Social defiance, friendships and creativity

Creativity is an act of defiance. You’re challenging the status quo. You’re questioning accepted truths and principles. You’re asking the universal questions that mock conventional wisdom. –  Twyla Tharp.

Photography NORMAN SEEFF, JUDY LINN
Photography NORMAN SEEFF, JUDY LINN

What sustains us writers, artists and illustrators is the unique kinship we develop that is different from the traditional construct of friendships seen by this world.  Our friendship takes birth in the creative conduits and spill over the landscape of art, music, and our collective non-conformed lifestyle choices. As years pass on, although we drift apart from friends we meet in our creative spaces, our soul collect parts of their journey and makes it our own.  Soon we outgrow the need to be physically around each other. These friendships leave a permanent impact on our creative lives and fuel our discovery towards new realms of art and literature. One such relationship that we cannot stop obsessing over is the friendship between Patti Smith and Robert Mapplethorpe. Their journey brings to life a personal odyssey of self-discovery that mirrored their passion and curiosity for aesthetics and arts. Pushing the boundaries while exploring mythology, sexuality and religion but always cocoon in the tenderness of love and compassion. At the creative crossroads Patti Smith and Robert Mapplethorpe sacrificed everything often struggling to pay for food and shelter, to make art, write poems and breed their fragile dreams against the conventional wisdom of the society. Their relationship endlessly oscillated between comfort and exploration – pausing the narrative and examining the role of society in the process of creation.

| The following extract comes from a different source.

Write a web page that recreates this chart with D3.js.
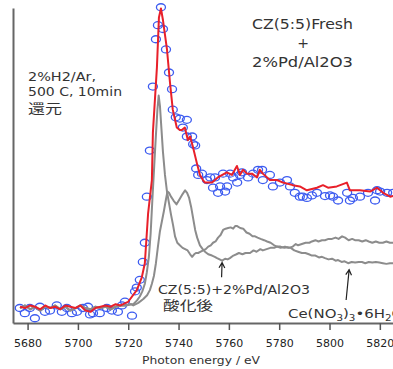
<!DOCTYPE html>
<html><head><meta charset="utf-8">
<script src="https://cdn.jsdelivr.net/npm/d3@7"></script>
<style>body{margin:0;background:#fff;overflow:hidden}svg{display:block}</style>
</head><body><div id="chart"></div>
<script>
// ---- data (energy in eV, normalized absorption) ----
const xTicks = [5680,5700,5720,5740,5760,5780,5800,5820];

const blueEnergy = [5676.9,5678.9,5680.9,5682.9,5684.9,5686.9,5688.9,5691.6,5693.6,5695.6,5697.6,5699.6,5702.0,5704.0,5704.8,5706.0,5708.7,5711.5,5713.5,5715.9,5717.5,5718.7,5721.5,
 5722.7,5723.4,5724.6,5725.8,5726.6,5727.4,5728.6,5729.8,5731.0,5731.8,5733.0,5733.8,5735.0,5736.2,5737.4,5737.7,5738.9,5740.5,5741.7,5743.3,5743.3,5745.4,5745.8,5746.6,5747.0,5747.8,
 5749.3,5751.3,5752.6,5753.7,5754.5,5755.7,5756.5,5757.7,5758.5,5759.3,5760.5,5761.7,5763.3,5764.4,5765.2,5767.6,5769.6,5771.6,5773.2,5773.5,5776.3,5777.5,5780.3,5783.1,5784.3,5786.2,
 5788.2,5789.4,5791.0,5793.0,5795.0,5798.2,5800.2,5801.4,5803.4,5807.0,5808.1,5809.3,5812.1,5815.3,5818.1,5818.9,5820.1,5822.9,5825.3];
const blueAbs = [0.00,-0.04,0.00,-0.08,0.01,-0.03,-0.02,0.02,-0.03,0.00,-0.04,-0.03,0.00,0.01,-0.05,-0.04,-0.04,0.00,-0.02,-0.03,0.02,0.05,-0.06,
 0.13,0.16,0.22,0.36,0.51,0.87,1.23,1.73,2.10,2.21,2.35,2.18,2.02,1.84,1.71,1.55,1.49,1.48,1.41,1.47,1.34,1.34,1.28,1.27,1.09,1.04,
 1.05,1.00,1.02,0.94,1.02,0.90,0.95,1.05,0.91,0.95,1.05,1.02,0.98,1.04,1.06,1.02,1.05,1.08,1.08,1.00,1.04,0.95,0.98,1.00,0.95,0.90,
 0.87,0.87,0.86,0.88,0.90,0.875,0.88,0.87,0.84,0.90,0.84,0.86,0.87,0.90,0.84,0.92,0.91,0.90,0.90];

const redEnergy = [5677,5679,5681,5683,5685,5687,5689,5691,5693,5695,5697,5699,5701,5703,5705,5707,5709,5711,5713,5715,5717,5719,
 5719.9,5723.4,5725.4,5726.6,5727.9,5729.4,5729.8,5731.4,5732.2,5733.0,5733.8,5735.4,5736.6,5737.7,5739.3,5740.5,5741.3,5742.5,5743.7,5744.6,5745.7,5747.3,5748.5,5749.7,
 5750.5,5753.3,5755.6,5759.2,5761.2,5763.2,5764.4,5765.6,5767.2,5769.2,5771.2,5772.3,5773.5,5776.3,5779.1,5781.5,5785.4,5788.2,5791.0,5795.0,5797.4,5799.4,5802.9,5806.9,
 5808.1,5812.1,5816.1,5818.9,5821.3,5824.1,5826.1];
const redAbs = [0.01,0.00,0.02,0.01,-0.01,0.02,0.00,0.01,-0.01,0.02,0.01,0.00,0.02,-0.02,-0.03,0.00,0.01,0.02,0.01,0.03,0.02,0.04,
 0.047,0.14,0.24,0.35,0.74,1.00,1.37,1.88,2.27,2.34,2.25,2.02,1.76,1.55,1.41,1.39,1.39,1.41,1.31,1.34,1.26,1.13,1.04,1.00,
 0.98,0.98,1.02,1.06,1.04,1.11,1.04,1.08,1.05,1.05,1.02,1.08,1.05,1.00,1.00,0.98,0.96,0.95,0.92,0.94,0.96,0.94,0.95,0.98,
 0.92,0.92,0.91,0.94,0.90,0.87,0.88];

const czEnergy = [5677,5679,5681,5683,5685,5687,5689,5691,5693,5695,5697,5699,5701,5703,5705,5707,5709,5711,5713,5715,5717,5719,5721,
 5722,5724,5726,5727.5,5728.6,5729.4,5730.2,5731.0,5731.8,5732.6,5733.4,5734.2,5735.0,5735.6,5736.2,5737.0,5738.0,5739.2,5740.4,5741.6,5742.6,5743.4,5744.2,5745.0,5745.8,5746.6,5747.4,
 5748.5,5749.6,5750.5,5751.8,5753.3,5754.4,5755.3,5756.3,5757.3,5758.5,5759.5,5760.4,5761.8,5763.0,5764.0,5765.4,5766.6,5768.4,5769.8,5771.0,5772.5,5773.5,5775.0,5776.5,5778.0,
 5779.1,5780.6,5782.3,5783.8,5785.4,5786.6,5787.5,5789.0,5790.5,5792.0,5793.0,5794.4,5795.6,5797.0,5798.2,5799.6,5801.0,5802.4,5803.6,5805.0,5806.2,5807.6,5809.0,5810.1,
 5811.6,5813.0,5814.4,5815.6,5817.0,5818.4,5819.8,5821.2,5822.6,5824.0,5825.4,5827.0];
const czAbs = [0.00,0.02,-0.01,0.01,-0.02,0.01,0.00,0.02,-0.01,0.01,-0.02,0.00,0.02,0.00,-0.01,0.01,0.00,0.01,-0.01,0.01,0.02,0.02,0.03,
 0.02,0.04,0.07,0.10,0.14,0.19,0.25,0.35,0.48,0.60,0.68,0.76,0.85,0.91,0.90,0.87,0.84,0.81,0.85,0.89,0.92,0.90,0.86,0.79,0.70,0.61,0.55,
 0.49,0.46,0.44,0.42,0.41,0.40,0.39,0.38,0.37,0.385,0.38,0.39,0.41,0.42,0.43,0.42,0.43,0.43,0.45,0.44,0.46,0.45,0.46,0.47,0.47,
 0.48,0.47,0.48,0.47,0.48,0.50,0.49,0.50,0.51,0.51,0.52,0.53,0.52,0.53,0.53,0.54,0.54,0.55,0.54,0.56,0.55,0.53,0.54,0.53,
 0.53,0.52,0.53,0.52,0.51,0.52,0.51,0.51,0.52,0.51,0.51,0.52];

const ceEnergy = [5677,5679,5681,5683,5685,5687,5689,5691,5693,5695,5697,5699,5701,5703,5705,5707,5709,5711,5713,5715,5717,5719,5721,
 5722,5723.5,5724.6,5725.6,5726.6,5727.4,5728.2,5728.9,5729.6,5730.3,5731.0,5731.6,5732.1,5732.6,5733.2,5733.8,5734.6,5735.4,5736.2,5737.0,5737.8,5738.6,5739.5,5740.5,5741.6,5742.6,5743.6,
 5744.6,5745.4,5746.2,5746.9,5747.8,5748.8,5749.8,5750.8,5751.8,5752.8,5753.7,5754.7,5755.7,5756.7,5757.7,5758.7,5759.7,5760.7,5761.7,5762.5,5763.3,5764.5,5765.7,5767.0,5768.2,
 5769.4,5770.4,5771.4,5772.6,5774.0,5775.2,5776.6,5778.0,5779.1,5780.5,5782.0,5783.4,5784.6,5786.0,5787.5,5789.0,5790.4,5791.8,5793.0,5794.4,5795.8,5797.0,5798.2,5799.6,
 5801.0,5802.4,5803.4,5804.8,5806.0,5807.4,5808.8,5810.2,5811.6,5812.9,5814.2,5815.6,5817.0,5818.4,5819.8,5821.2,5822.6,5824.0,5825.4,5827.0];
const ceAbs = [0.00,0.02,-0.01,0.01,-0.02,0.01,0.00,0.02,-0.01,0.01,-0.02,0.00,0.02,0.00,-0.01,0.01,0.00,0.01,-0.01,0.01,0.02,0.02,0.03,
 0.03,0.06,0.09,0.13,0.19,0.28,0.40,0.58,0.85,1.10,1.35,1.55,1.66,1.58,1.40,1.22,1.04,0.91,0.82,0.73,0.65,0.56,0.51,0.49,0.47,0.46,0.45,
 0.42,0.40,0.42,0.43,0.43,0.44,0.45,0.46,0.48,0.49,0.51,0.52,0.55,0.57,0.61,0.62,0.625,0.63,0.62,0.64,0.64,0.625,0.62,0.59,0.58,
 0.56,0.56,0.55,0.54,0.53,0.52,0.51,0.49,0.48,0.48,0.47,0.475,0.47,0.45,0.44,0.43,0.43,0.42,0.41,0.41,0.395,0.40,0.39,0.38,
 0.385,0.37,0.375,0.36,0.365,0.35,0.36,0.355,0.36,0.36,0.35,0.36,0.355,0.36,0.355,0.35,0.345,0.35,0.35,0.34];

// ---- chart ----
const W = 393, H = 369;
const x = d3.scaleLinear().domain([5674.2, 5830]).range([13, 405]);
const y = d3.scaleLinear().domain([-0.117, 2.344]).range([323, 8]);
const font = "'DejaVu Sans','Noto Sans CJK JP',sans-serif";
const textCol = "#333";

const svg = d3.select('#chart').append('svg').attr('width', W).attr('height', H);

// axes
const gx = svg.append('g').attr('transform', `translate(0,${y.range()[0]})`)
  .call(d3.axisBottom(x).tickValues(xTicks).tickFormat(d3.format('d')).tickSize(7).tickSizeOuter(0).tickPadding(9));
gx.select('.domain').attr('stroke', '#666').attr('stroke-width', 2);
gx.selectAll('.tick line').attr('stroke', '#555').attr('stroke-width', 1.5);
gx.selectAll('.tick text').attr('font-family', font).attr('font-size', 11).attr('fill', '#222');

const gy = svg.append('g').attr('transform', `translate(${x.range()[0]},0)`)
  .call(d3.axisLeft(y).tickValues([]).tickSizeOuter(0));
gy.select('.domain').attr('stroke', '#666').attr('stroke-width', 2);

const line = d3.line().x(d => x(d[0])).y(d => y(d[1]));

// blue circles
svg.append('g').selectAll('ellipse').data(d3.zip(blueEnergy, blueAbs)).join('ellipse')
  .attr('cx', d => x(d[0])).attr('cy', d => y(d[1]))
  .attr('rx', 4.5).attr('ry', 3.5)
  .attr('fill', 'none').attr('stroke', '#3d5cf0').attr('stroke-width', 1.3);

// gray references
svg.append('path').datum(d3.zip(czEnergy, czAbs)).attr('d', line)
  .attr('fill', 'none').attr('stroke', '#8c8c8c').attr('stroke-width', 2).attr('stroke-linejoin', 'round');
svg.append('path').datum(d3.zip(ceEnergy, ceAbs)).attr('d', line)
  .attr('fill', 'none').attr('stroke', '#8c8c8c').attr('stroke-width', 2).attr('stroke-linejoin', 'round');

// red fit
svg.append('path').datum(d3.zip(redEnergy, redAbs)).attr('d', line)
  .attr('fill', 'none').attr('stroke', '#e8202a').attr('stroke-width', 2).attr('stroke-linejoin', 'round');

// labels
function label(txt, px, py, size, anchor, len) {
  const t = svg.append('text').attr('x', px).attr('y', py)
    .attr('font-family', font).attr('font-size', size).attr('fill', textCol)
    .attr('text-anchor', anchor).text(txt);
  if (len) t.attr('textLength', len).attr('lengthAdjust', 'spacingAndGlyphs');
  return t;
}
label('CZ(5:5)Fresh', 302.5, 29, 14, 'middle', 101);
label('+', 303, 48, 14, 'middle');
label('2%Pd/Al2O3', 302.5, 67, 14, 'middle', 101);
label('2%H2/Ar,', 28, 80.5, 13, 'start', 68);
label('500 C, 10min', 28, 95.5, 13, 'start', 94);
label('還元', 28, 113, 13, 'start', 34);
label('CZ(5:5)+2%Pd/Al2O3', 158, 293.5, 13, 'start', 152);
label('酸化後', 163, 310, 13, 'start', 50);
label('Photon energy / eV', 201, 364, 11, 'middle', 118);

const ce = svg.append('text').attr('transform', 'translate(288,318) scale(1.15,1)')
  .attr('font-family', font).attr('font-size', 13).attr('fill', textCol);
ce.append('tspan').text('Ce(NO');
ce.append('tspan').attr('font-size', 9).attr('dy', 3).text('3');
ce.append('tspan').attr('dy', -3).text(')');
ce.append('tspan').attr('font-size', 9).attr('dy', 3).text('3');
ce.append('tspan').attr('dy', -3).text('•6H');
ce.append('tspan').attr('font-size', 9).attr('dy', 3).text('2');
ce.append('tspan').attr('dy', -3).text('O');

// arrows
function arrow(e0, a0, e1, a1) {
  const x0 = x(e0), y0 = y(a0), x1 = x(e1), y1 = y(a1);
  const ang = Math.atan2(y1 - y0, x1 - x0);
  const L = 6, w = 0.5;
  svg.append('path')
    .attr('d', `M${x0},${y0}L${x1},${y1}M${x1 - L*Math.cos(ang - w)},${y1 - L*Math.sin(ang - w)}L${x1},${y1}L${x1 - L*Math.cos(ang + w)},${y1 - L*Math.sin(ang + w)}`)
    .attr('fill', 'none').attr('stroke', '#222').attr('stroke-width', 1.2);
}
arrow(5757.1, 0.24, 5757.3, 0.355);
arrow(5806.6, 0.0625, 5807.8, 0.30);
</script></body></html>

“In 1968 Robert was living with Patti in a little apartment near mine in Clinton Hill, Brooklyn. They were always working, making paintings and drawings and sculptures, and the walls of their apartment were covered with their work. They were both very young and I found them very beautiful. I asked to come over to their place one day to shoot portraits of them. They were among the first double portraits I shot. Patti published two of them in her book, Just Kids, in 2010, and credits them as the first portraits made of the two of them.” – Art Director Lloyd Ziff recalls.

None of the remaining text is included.